### YOUR GOAL
Only the lines from the start of the data through the line with "import pandas as pd" belong in the copy. Restate them word for word, minus the pictures.

### RECORDS
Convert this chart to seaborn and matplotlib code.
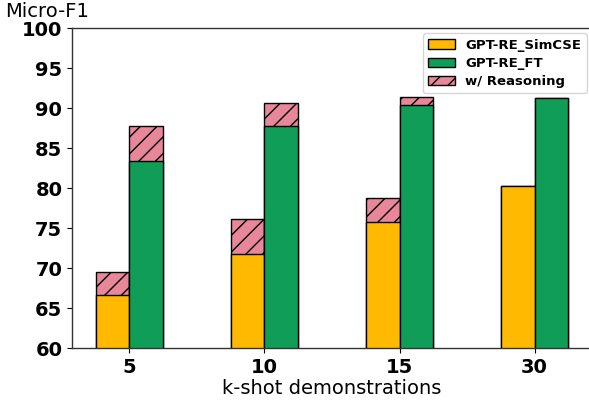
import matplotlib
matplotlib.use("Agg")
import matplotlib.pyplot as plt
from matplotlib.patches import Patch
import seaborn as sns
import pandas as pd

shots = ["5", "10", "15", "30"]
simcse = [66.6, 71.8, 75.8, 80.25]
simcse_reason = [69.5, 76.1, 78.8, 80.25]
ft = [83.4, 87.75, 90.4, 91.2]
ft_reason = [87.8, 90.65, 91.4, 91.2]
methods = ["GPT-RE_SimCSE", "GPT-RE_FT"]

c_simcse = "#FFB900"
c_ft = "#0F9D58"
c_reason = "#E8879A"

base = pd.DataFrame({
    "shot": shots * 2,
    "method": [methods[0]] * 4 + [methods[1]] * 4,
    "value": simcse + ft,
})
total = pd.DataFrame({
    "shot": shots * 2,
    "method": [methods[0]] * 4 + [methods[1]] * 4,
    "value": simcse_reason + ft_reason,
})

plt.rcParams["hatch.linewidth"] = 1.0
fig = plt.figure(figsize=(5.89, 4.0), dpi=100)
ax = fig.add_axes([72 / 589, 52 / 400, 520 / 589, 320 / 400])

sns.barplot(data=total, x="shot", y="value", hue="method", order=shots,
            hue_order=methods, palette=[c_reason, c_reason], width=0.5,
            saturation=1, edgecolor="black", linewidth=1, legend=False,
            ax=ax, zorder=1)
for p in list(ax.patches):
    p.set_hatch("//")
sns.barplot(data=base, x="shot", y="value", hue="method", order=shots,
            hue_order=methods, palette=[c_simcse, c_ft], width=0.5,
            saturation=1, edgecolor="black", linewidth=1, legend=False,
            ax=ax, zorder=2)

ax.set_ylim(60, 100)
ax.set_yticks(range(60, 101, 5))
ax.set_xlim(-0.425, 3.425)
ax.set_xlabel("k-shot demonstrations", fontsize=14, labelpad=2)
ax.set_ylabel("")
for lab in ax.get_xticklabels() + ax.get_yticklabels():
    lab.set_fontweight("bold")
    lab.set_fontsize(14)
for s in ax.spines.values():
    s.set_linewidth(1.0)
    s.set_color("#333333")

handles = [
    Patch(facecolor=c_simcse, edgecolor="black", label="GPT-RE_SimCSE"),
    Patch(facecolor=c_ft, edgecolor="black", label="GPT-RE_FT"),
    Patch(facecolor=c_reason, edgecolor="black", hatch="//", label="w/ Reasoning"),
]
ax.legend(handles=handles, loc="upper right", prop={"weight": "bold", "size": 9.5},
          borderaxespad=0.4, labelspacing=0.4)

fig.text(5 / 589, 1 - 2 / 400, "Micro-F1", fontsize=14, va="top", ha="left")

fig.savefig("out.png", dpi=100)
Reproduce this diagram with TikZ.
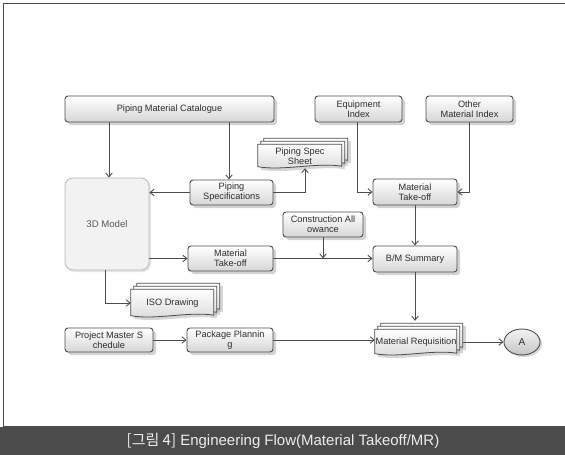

### THE RESULT
Convert this chart to seaborn and matplotlib code.
import matplotlib
matplotlib.use("Agg")
import matplotlib.pyplot as plt
from matplotlib.patches import Patch
import seaborn as sns
import pandas as pd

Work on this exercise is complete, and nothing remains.